Les biocarburants sont élaborés à partir de graisses et de sucres tirés de végétaux comme le blé, le colza, le maïs ou la betterave, qui sont également cultivés pour l'alimentation. Les futures générations de biocarburants devraient utiliser des résidus – fanes ou pailles – de ces aliments, mais ils sont encore loin d'être prêts techniquement.
L'UE DIVISÉE SUR LES SUBVENTIONS AGRICOLES
Plusieurs dirigeants européens, dont le chef du gouvernement italien Romano Prodi, ont dénoncé le fait que les cultures destinées à la fabrication de biocarburants bénéficient d'aides importantes. Une position soutenue par la Grande-Bretagne, qui demande la suppression de ces subventions.
L'Union européenne prévoit de porter à 10 % la part de biocarburants utilisés dans les transports dans le cadre de la réduction des émissions de gaz à effet de serre. L'Agence européenne de l'environnement avait recommandé une suspension de cet objectif vendredi 11 avril ; une éventualité démentie par le Commissariat à l'environnement lundi 14.
La France, qui doit prendre la présidence de l'Union au second semestre, a d'ores et déjà annoncé qu'elle lancerait une discussion sur la place des biocarburants dans la politique agricole commune.

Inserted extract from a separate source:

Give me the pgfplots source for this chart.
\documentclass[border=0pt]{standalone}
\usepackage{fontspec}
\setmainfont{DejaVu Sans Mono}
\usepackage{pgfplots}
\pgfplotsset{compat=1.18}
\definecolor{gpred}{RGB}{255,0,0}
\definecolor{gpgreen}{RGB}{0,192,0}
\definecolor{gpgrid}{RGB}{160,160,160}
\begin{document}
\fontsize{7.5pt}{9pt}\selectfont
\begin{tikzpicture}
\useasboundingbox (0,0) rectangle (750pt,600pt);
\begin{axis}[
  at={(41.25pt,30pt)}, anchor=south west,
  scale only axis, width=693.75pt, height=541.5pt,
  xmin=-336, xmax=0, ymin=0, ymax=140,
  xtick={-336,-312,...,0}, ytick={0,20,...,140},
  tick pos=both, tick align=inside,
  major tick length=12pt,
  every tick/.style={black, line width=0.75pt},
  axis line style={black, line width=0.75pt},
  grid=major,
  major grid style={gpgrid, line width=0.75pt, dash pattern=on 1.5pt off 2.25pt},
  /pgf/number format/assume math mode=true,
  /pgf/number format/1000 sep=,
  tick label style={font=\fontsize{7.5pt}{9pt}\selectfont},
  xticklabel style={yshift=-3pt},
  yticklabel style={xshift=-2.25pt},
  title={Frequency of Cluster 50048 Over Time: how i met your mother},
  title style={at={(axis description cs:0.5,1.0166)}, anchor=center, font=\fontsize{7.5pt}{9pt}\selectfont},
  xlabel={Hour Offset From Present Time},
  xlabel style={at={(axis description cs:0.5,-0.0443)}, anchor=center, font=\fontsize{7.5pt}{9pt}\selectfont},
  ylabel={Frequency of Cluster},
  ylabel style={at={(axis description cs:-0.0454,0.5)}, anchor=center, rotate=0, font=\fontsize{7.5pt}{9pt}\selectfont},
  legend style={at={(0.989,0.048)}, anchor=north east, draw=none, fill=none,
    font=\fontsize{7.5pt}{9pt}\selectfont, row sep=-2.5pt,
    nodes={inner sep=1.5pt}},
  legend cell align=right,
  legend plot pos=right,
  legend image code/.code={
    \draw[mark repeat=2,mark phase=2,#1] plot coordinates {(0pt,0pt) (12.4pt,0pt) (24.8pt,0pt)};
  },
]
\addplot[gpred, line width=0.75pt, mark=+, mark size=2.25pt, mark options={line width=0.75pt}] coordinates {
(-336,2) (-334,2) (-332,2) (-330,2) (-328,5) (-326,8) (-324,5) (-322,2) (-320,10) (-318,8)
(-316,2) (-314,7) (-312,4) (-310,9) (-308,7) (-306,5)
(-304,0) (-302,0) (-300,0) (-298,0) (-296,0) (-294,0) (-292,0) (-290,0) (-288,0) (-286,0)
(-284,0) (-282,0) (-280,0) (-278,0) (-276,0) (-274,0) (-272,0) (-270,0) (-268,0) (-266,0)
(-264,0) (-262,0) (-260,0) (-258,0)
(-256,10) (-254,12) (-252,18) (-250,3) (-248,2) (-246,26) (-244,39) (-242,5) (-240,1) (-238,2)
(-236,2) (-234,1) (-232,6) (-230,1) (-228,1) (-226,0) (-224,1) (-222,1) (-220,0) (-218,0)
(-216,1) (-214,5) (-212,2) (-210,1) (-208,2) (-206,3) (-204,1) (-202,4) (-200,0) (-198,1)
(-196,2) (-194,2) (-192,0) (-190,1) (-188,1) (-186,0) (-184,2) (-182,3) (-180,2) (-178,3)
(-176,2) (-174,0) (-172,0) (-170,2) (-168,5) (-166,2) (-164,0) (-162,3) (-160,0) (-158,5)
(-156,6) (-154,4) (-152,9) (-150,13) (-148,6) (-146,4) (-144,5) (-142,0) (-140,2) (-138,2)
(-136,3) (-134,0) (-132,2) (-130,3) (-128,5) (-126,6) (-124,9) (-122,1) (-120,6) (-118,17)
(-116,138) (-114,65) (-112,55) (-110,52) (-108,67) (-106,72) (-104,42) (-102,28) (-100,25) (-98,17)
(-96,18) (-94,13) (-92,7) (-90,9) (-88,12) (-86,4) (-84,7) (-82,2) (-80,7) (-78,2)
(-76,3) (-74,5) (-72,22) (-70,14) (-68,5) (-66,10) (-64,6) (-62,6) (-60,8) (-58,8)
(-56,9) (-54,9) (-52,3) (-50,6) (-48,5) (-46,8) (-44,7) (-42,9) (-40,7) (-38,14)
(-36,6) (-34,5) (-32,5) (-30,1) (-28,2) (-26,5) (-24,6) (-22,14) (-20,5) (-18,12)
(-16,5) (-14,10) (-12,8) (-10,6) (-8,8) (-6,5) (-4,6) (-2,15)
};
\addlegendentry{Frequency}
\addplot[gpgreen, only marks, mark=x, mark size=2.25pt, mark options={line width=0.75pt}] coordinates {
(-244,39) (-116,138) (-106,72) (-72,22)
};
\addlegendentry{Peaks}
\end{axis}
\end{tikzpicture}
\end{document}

Le ministre de l'agriculture Michel Barnier souhaite également renégocier le fonctionnement des aides au développement, dans le cadre d'une "initiative européenne pour la sécurité alimentaire". Les négociations devraient s'avérer complexes, l'Union étant notamment divisée sur le maintien de barrières douanières, contestées par l'Organisation mondiale du commerce mais défendues par plusieurs pays dont la France.